Bamessing village is a pottery centre, where traditional crafts are made and sold throughout the North West region and the rest of Cameroon. Visitors can spend the morning with a potter to make their own creation and in the afternoon visit the workshop where the professionals work. There is also a large shop where visitors can buy their wares, with prices ranging from 500 – 150,000 CFA. The pottery centre also has a small museum and rest house.

The center consists of twenty-eight trained potters (piece workers); eight workers in tile and brick production (contracted laborers); five in clay production and reforestation (contracted laborers); ten seasonal workers in clay production and reforestation; six laborers in administration and organization; and thirty home producers (traditional pottery, basket weaving, raffia weaving).

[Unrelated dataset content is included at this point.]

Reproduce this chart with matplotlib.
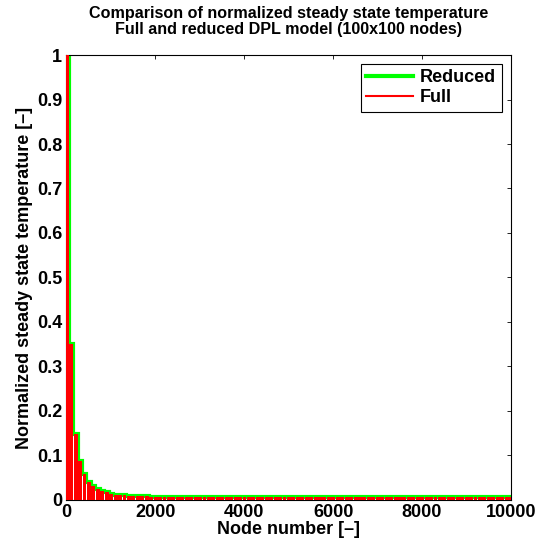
import numpy as np
import matplotlib
matplotlib.use("Agg")
import matplotlib.pyplot as plt
from matplotlib.lines import Line2D

plt.rcParams["font.family"] = ["Liberation Sans", "DejaVu Sans"]
plt.rcParams["font.weight"] = "bold"

# normalized steady state temperature at the first node of each of the 100 grid rows
row_level = [
    1.0, 0.35, 0.147, 0.087, 0.057, 0.040, 0.031, 0.025, 0.020, 0.017,
    0.014, 0.012, 0.011, 0.010, 0.0095, 0.009, 0.0085, 0.008, 0.0078, 0.0075,
    0.0072, 0.0070, 0.0068, 0.0066, 0.0065, 0.0064, 0.0063, 0.0062, 0.0061, 0.0060,
    0.0060, 0.0060, 0.0060, 0.0060, 0.0060, 0.0060, 0.0060, 0.0060, 0.0060, 0.0060,
    0.0059, 0.0059, 0.0059, 0.0059, 0.0059, 0.0058, 0.0058, 0.0058, 0.0058, 0.0058,
    0.0057, 0.0057, 0.0057, 0.0057, 0.0057, 0.0056, 0.0056, 0.0056, 0.0056, 0.0056,
    0.0055, 0.0055, 0.0055, 0.0055, 0.0055, 0.0055, 0.0055, 0.0055, 0.0055, 0.0055,
    0.0055, 0.0055, 0.0055, 0.0055, 0.0055, 0.0055, 0.0055, 0.0055, 0.0055, 0.0055,
    0.0055, 0.0055, 0.0055, 0.0055, 0.0055, 0.0055, 0.0055, 0.0055, 0.0055, 0.0055,
    0.0055, 0.0055, 0.0055, 0.0055, 0.0055, 0.0055, 0.0055, 0.0055, 0.0055, 0.0055,
]
nodes_per_row = 100
n_nodes = 10000
x_ticks = [0, 2000, 4000, 6000, 8000, 10000]
y_ticks = [0, 0.1, 0.2, 0.3, 0.4, 0.5, 0.6, 0.7, 0.8, 0.9, 1]
y_ticklabels = ["0", "0.1", "0.2", "0.3", "0.4", "0.5", "0.6", "0.7", "0.8", "0.9", "1"]

levels = np.array(row_level)
rows = np.arange(len(levels))
starts = np.clip(rows * nodes_per_row - nodes_per_row / 2, 0, None)
ends = np.append(starts[1:], n_nodes)

fig = plt.figure(figsize=(5.36, 5.56), dpi=100)
ax = fig.add_axes([0.124, 0.101, 0.829, 0.800])

# reduced model: staircase envelope
step_x = np.append(starts, n_nodes)
step_y = np.append(levels, levels[-1])
ax.step(step_x, step_y, where="post", color="#00ff00", lw=3, zorder=2,
        solid_joinstyle="miter")

# full model: red columns per row
gap = 12
ax.bar(starts + gap * (rows > 0), levels, width=ends - starts - gap * (rows > 0),
       align="edge", color="#ff0000", linewidth=0, zorder=3)

ax.set_xlim(0, n_nodes)
ax.set_ylim(0, 1)
ax.set_xticks(x_ticks)
ax.set_yticks(y_ticks)
ax.set_yticklabels(y_ticklabels)
ax.tick_params(direction="in", top=True, right=True, length=3, labelsize=13, width=0.6,
               pad=3)
for s in ax.spines.values():
    s.set_linewidth(0.8)

ax.set_xlabel("Node number [\u2013]", fontsize=13, fontweight="bold", labelpad=0)
ax.set_ylabel("Normalized steady state temperature [\u2013]", fontsize=13,
              fontweight="bold", labelpad=3)
ax.set_title("Comparison of normalized steady state temperature\n"
             "Full and reduced DPL model (100x100 nodes)",
             fontsize=11.6, fontweight="bold", pad=15, linespacing=1.1)

red_proxy = Line2D([], [], color="#ff0000", lw=1.5)
green_proxy = Line2D([], [], color="#00ff00", lw=3)
leg = ax.legend([green_proxy, red_proxy], ["Reduced", "Full"], loc="upper right",
                fontsize=13, handlelength=2.6, fancybox=False, framealpha=1,
                borderaxespad=0.5, handletextpad=0.4, borderpad=0.3, labelspacing=0.15)
leg.get_frame().set_edgecolor("black")
leg.get_frame().set_linewidth(0.8)

fig.savefig("out.png", dpi=100)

As a Fair Trade enterprise, which is also a member of the World Fair Trade Organisation (WFTO) and its regional chapter COFTA (Cooperation for Fair Trade in Africa), Prescraft follows the principles of the Fair Trade movement.

Prescraft produces all its articles in its own centers, or with home producers. They guarantee their producers a fair income and promote the crafts industry in the grasslands of Cameroon. At present, more than 150 men and women directly benefit from their activities.

Prescraft is a development project of the Presbyterian Church (PCC) in Cameroon. The PCC has a deep understanding of the Christian faith through the proclamation of the gospel. This is expressed by many forms of activities of church life in the congregations and institutions in the fields of theology, development, health, education and charity work for the society.

Its involvement in questions concerning economics and politics is a manifestation of the PCC‘s quest for justice and equal rights for every Cameroonian citizen.

The same principles also guide Prescraft’s activities.

The centers are established to provide working facilities which most craftsmen and -women cannot afford individually. Working in a group improves the quality, standard, and production capacity. Experienced producers train young apprentices.

Each center has a leader who coordinates the entire activities of the center, in cooperation with the management of Prescraft. The center leader is assisted by the administrator and production officer of PRESCRAFT.